Can There Be a Delay in Car Accident Symptoms and What to do About Late Appearing Car Accident Injuries?
The typical scenario after a car accident is to feel neck or back soreness and tightness, headaches and other symptoms within a day or two of the accident. However, not all injuries show up so soon. The medical literature points out that a delay in symptoms of days, weeks and even months can occur.
What Causes a Delay in Symptoms After a Car Accident?
There are a couple of factors at play that may contribute to a delayed onset.
Initial Shock
There is an initial “shock” response you suffer after an accident in which your body releases endorphins which numbs your senses. This may last 1-2 days after a trauma masking your injuries.
Minimizing Behaviors
Willful disbelief can occur in which due to a collision that does not appear to be “that bad” because vehicle damage is low, or the impact was perceived to be a slow speed, you simply cannot believe you could be hurt and therefore minimize your pain or blame it on “sleeping wrong,” exercise or “coming down with the flu.” It isn’t until the pain persists and is undeniable that you allow yourself to accept and experience the pain and seek attention.

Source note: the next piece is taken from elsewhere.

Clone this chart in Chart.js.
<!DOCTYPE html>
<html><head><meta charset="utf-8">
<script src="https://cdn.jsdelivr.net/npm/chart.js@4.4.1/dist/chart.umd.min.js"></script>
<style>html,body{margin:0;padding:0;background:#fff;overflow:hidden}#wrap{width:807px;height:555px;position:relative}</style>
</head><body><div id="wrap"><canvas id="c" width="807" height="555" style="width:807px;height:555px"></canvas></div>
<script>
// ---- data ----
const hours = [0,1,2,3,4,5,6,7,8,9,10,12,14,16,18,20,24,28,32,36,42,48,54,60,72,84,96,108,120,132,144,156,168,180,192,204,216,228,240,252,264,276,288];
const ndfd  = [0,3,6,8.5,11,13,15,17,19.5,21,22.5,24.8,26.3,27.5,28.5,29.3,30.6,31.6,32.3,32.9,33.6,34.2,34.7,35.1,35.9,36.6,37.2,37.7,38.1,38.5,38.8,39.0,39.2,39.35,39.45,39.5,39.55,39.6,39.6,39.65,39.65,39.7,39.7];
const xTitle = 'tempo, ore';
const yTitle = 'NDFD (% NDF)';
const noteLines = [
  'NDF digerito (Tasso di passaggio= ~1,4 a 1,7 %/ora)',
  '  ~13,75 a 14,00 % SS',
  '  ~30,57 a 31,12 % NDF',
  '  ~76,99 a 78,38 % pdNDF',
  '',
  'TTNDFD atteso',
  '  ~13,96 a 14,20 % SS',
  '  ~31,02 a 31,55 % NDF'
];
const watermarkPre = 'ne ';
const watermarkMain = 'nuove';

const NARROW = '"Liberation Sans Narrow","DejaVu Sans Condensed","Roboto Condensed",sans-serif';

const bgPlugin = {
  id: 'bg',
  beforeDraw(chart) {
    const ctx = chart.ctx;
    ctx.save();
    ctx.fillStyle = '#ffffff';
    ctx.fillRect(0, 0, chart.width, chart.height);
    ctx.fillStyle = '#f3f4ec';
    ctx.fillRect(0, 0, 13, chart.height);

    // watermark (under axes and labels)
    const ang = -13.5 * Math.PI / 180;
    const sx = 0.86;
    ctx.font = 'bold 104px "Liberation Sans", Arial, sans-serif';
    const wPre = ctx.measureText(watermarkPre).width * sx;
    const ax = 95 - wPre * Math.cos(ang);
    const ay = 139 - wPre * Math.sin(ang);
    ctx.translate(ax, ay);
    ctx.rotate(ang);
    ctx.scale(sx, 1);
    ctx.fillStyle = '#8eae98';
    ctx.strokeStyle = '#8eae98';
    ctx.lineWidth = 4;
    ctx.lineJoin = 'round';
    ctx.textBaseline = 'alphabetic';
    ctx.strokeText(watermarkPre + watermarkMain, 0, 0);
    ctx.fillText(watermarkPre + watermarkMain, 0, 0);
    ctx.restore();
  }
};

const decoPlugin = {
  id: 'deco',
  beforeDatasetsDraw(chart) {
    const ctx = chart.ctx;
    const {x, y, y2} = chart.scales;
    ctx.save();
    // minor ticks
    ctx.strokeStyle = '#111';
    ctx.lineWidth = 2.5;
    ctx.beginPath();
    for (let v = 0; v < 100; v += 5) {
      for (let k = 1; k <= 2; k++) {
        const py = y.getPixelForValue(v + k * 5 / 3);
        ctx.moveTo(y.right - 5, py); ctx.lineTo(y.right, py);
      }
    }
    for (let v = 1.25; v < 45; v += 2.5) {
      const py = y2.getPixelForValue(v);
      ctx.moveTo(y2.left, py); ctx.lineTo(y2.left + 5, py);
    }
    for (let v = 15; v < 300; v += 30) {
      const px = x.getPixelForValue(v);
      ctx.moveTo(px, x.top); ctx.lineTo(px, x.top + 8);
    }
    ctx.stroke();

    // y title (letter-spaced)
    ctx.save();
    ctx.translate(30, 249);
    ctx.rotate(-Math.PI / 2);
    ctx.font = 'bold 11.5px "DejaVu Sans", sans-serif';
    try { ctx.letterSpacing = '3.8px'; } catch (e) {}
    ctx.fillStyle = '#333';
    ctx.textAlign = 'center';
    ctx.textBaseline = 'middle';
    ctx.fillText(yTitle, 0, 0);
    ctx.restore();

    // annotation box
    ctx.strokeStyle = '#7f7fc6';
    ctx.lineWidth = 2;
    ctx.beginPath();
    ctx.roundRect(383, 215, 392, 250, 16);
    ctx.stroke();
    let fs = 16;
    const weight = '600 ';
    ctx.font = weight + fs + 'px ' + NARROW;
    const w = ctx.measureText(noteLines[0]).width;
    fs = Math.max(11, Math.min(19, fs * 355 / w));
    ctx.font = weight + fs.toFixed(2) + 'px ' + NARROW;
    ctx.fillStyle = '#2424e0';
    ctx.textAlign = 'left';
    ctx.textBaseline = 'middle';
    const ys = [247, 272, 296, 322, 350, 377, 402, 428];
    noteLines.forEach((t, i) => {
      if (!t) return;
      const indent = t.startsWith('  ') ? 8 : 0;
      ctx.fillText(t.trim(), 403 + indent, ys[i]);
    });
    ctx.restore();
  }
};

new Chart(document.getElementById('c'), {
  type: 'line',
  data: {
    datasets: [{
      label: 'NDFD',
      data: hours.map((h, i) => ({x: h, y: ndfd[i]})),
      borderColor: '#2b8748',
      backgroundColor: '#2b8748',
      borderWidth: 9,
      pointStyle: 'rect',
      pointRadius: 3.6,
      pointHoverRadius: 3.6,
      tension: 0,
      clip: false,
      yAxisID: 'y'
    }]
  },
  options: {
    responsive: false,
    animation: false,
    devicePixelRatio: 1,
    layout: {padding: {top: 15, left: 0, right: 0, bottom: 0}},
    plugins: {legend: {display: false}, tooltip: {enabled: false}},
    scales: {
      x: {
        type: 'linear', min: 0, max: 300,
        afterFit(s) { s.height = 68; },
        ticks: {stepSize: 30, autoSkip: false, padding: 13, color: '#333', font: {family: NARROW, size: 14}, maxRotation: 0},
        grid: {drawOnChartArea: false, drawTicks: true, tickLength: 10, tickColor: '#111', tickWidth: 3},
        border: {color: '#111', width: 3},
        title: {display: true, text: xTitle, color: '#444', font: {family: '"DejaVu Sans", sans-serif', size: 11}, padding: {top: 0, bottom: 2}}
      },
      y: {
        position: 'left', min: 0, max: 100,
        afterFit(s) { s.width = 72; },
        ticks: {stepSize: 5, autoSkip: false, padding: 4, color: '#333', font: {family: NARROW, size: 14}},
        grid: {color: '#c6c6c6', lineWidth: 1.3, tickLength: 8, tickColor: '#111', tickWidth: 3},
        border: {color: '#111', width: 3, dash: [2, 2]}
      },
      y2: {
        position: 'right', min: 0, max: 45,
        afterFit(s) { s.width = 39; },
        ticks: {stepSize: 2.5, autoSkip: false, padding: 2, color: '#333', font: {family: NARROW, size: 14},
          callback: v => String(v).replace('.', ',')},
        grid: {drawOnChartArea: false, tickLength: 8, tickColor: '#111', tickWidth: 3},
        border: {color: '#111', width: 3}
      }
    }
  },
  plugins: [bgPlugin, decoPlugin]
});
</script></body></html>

Similarly, if you suffer relatively mild symptoms, you may put off seeing a doctor until weeks or months later when you realize it just isn’t going away. By the time you report it, an inexperienced doctor may write in your file that is was a delayed onset when in fact it presented right away, you just delayed treatment.
Multiple Injuries
Multiple injured areas with high intensity levels of pain may mask other, lesser, injured areas. Your brain can only keep track of so many injuries and give priorities to the ones that cause the most immediate pain. Therefore you could have a neck injury that shoots severe pain down your arm that masks the fact that your knee is mildly injured. As your neck and arm pain begin to subside, your brain now allows you to “feel” the knee pain. You may believe it just started, but the injury could have been there all along unknown to you.
Gradual Progressing Injuries
Some injuries are like a slowly deflating tire. Car accident injuries to the discs between your spinal bones can occur, but take a while to show up. The outer fibers of the disc become torn or cracked which may not initially be painful, but in time inflammation increases and symptoms appear. Additionally, the inner gel like substance of your disc can slowly begin migrating through the cracks in the outer fibers until it reaches the nerves and causes pain. Like air gradually escaping a tire, the disc slowly malfunctions leaking pressure and gel until it is noticeable.

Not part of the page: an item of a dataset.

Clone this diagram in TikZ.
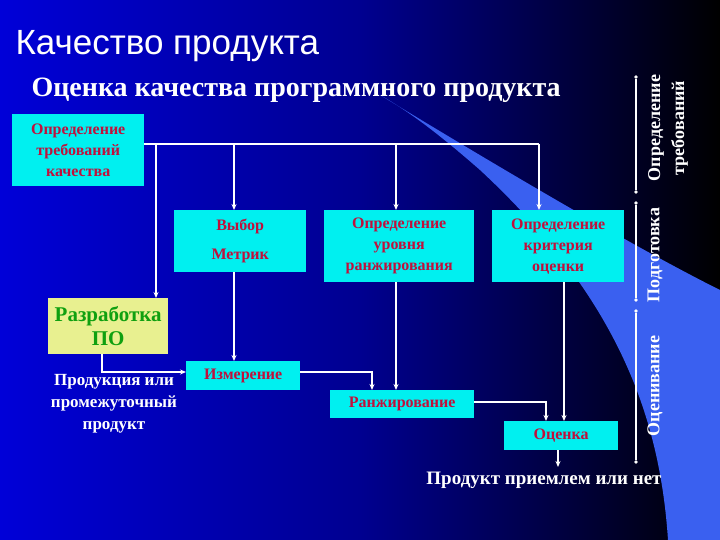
\documentclass[tikz,border=0pt]{standalone}
\usepackage{fontspec}
\setmainfont{Liberation Serif}
\newfontfamily\titlefont{Liberation Sans}
\usetikzlibrary{arrows.meta}
\definecolor{boxc}{HTML}{00F0F0}
\definecolor{redt}{HTML}{C0103C}
\definecolor{yel}{HTML}{E8F090}
\definecolor{grn}{HTML}{10A010}
\definecolor{bgL}{HTML}{0000D8}
\definecolor{bgM}{HTML}{000090}
\definecolor{sw}{HTML}{3A60F0}
\begin{document}
\begin{tikzpicture}[x=1pt,y=-1pt,
  bx/.style={fill=boxc,draw=none,text=redt,font=\bfseries\fontsize{16}{21}\selectfont,align=center,inner sep=0pt,anchor=north west},
  ln/.style={draw=white,line width=1.2pt},
  ar/.style={ln,-{Stealth[length=6pt,width=5pt]}},
  wt/.style={text=white,font=\bfseries\fontsize{17}{22}\selectfont,align=center},
  dt/.style={circle,fill=white,inner sep=1.3pt}]
\useasboundingbox (0,0) rectangle (720,540);
\shade[left color=bgL,right color=black,middle color=bgM] (0,0) rectangle (720,540);
\fill[sw] (380,95) .. controls (520,180) and (640,250) .. (720,290) -- (720,540) -- (668,540) .. controls (660,420) and (620,300) .. (480,170) .. controls (440,135) and (410,112) .. (380,95) -- cycle;
\node[text=white,font=\titlefont\fontsize{35}{40}\selectfont,anchor=west] (title) at (12,46) {Качество продукта};
\node[text=white,font=\bfseries\fontsize{28}{32}\selectfont,anchor=west] (sub) at (28,90) {Оценка качества программного продукта};
\node[bx,minimum width=132pt,minimum height=72pt] (req) at (12,114) {Определение\\требований\\качества};
\node[bx,minimum width=132pt,minimum height=62pt] (vyb) at (174,210) {Выбор\\[8pt]Метрик};
\node[bx,minimum width=150pt,minimum height=72pt] (ur) at (324,210) {Определение\\уровня\\ранжирования};
\node[bx,minimum width=132pt,minimum height=72pt] (kr) at (492,210) {Определение\\критерия\\оценки};
\node[bx,fill=yel,text=grn,font=\bfseries\fontsize{21}{24}\selectfont,minimum width=120pt,minimum height=56pt] (po) at (48,298) {Разработка\\ПО};
\node[bx,minimum width=114pt,minimum height=29pt] (izm) at (186,361) {Измерение};
\node[bx,minimum width=144pt,minimum height=28pt] (ran) at (330,390) {Ранжирование};
\node[bx,minimum width=114pt,minimum height=29pt] (oc) at (504,421) {Оценка};
\node[wt] (prod) at (114,404) {Продукция или\\промежуточный\\продукт};
\node[wt,font=\bfseries\fontsize{19}{22}\selectfont] (res) at (544,480) {Продукт приемлем или нет};
\coordinate (tr) at (539,144);
\draw[ln] (req.east |- tr) -- (tr);
\draw[ar] (156,144) -- (po.north -| 156,0);
\draw[ar] (234,144) -- (vyb.north -| 234,0);
\draw[ar] (396,144) -- (ur.north -| 396,0);
\draw[ar] (tr) -- (kr.north -| tr);
\draw[ar] (vyb.south -| 234,0) -- (izm.north -| 234,0);
\draw[ar] (po.south -| 102,0) -- (102,372) -- (izm.west |- 0,372);
\draw[ar] (izm.east |- 0,372) -- (372,372) -- (ran.north -| 372,0);
\draw[ar] (ur.south -| 396,0) -- (ran.north -| 396,0);
\draw[ar] (ran.east |- 0,402) -- (546,402) -- (oc.north -| 546,0);
\draw[ar] (kr.south -| 564,0) -- (oc.north -| 564,0);
\draw[ar] (oc.south -| 558,0) -- (558,467);
% phase bar
\node[dt] (d1) at (636,77) {};
\node[dt] (d2) at (636,192) {};
\node[dt] (d3) at (636,203) {};
\node[dt] (d4) at (636,300) {};
\node[dt] (d5) at (636,311) {};
\node[dt] (d6) at (636,462) {};
\draw[ln] (d1) -- (d2); \draw[ln] (d3) -- (d4); \draw[ln] (d5) -- (d6);
\node[wt,rotate=90,font=\bfseries\fontsize{18}{24}\selectfont] (l1) at (668,128) {Определение\\требований};
\node[wt,rotate=90,font=\bfseries\fontsize{18}{20}\selectfont] (l2) at (655,255) {Подготовка};
\node[wt,rotate=90,font=\bfseries\fontsize{18}{20}\selectfont] (l3) at (655,386) {Оценивание};
\end{tikzpicture}
\end{document}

“Dashboard knee” is another commonly delayed injury. Your knee may fly up and strike the dashboard on impact. The force crushes the cartilage underneath the knee cap, but not cause immediate symptoms. After a couple of weeks inflammation eventually causes you to feel the pain. In other cases, the inflammation never reached a noticeable level, but because of the injury the cartilage begins trio break down and deteriorate and then you feel it. This could take several months to occur.
What to Do About Pain Delayed After a Car Accident?
It’s vital to report all symptoms and changes in symptoms to your doctor. Do not assume a slight change or little ache or pain is irrelevant, sometimes they are, but sometimes they are a clue to an injury that was previously hidden. An experienced car accident doctor will understand this and be able to determine if it is related to the accident or not.
If you’ve struck your head, elbow or knee in the collision, report it to the doctor even if they do not hurt, as these are common places to show a delayed injury.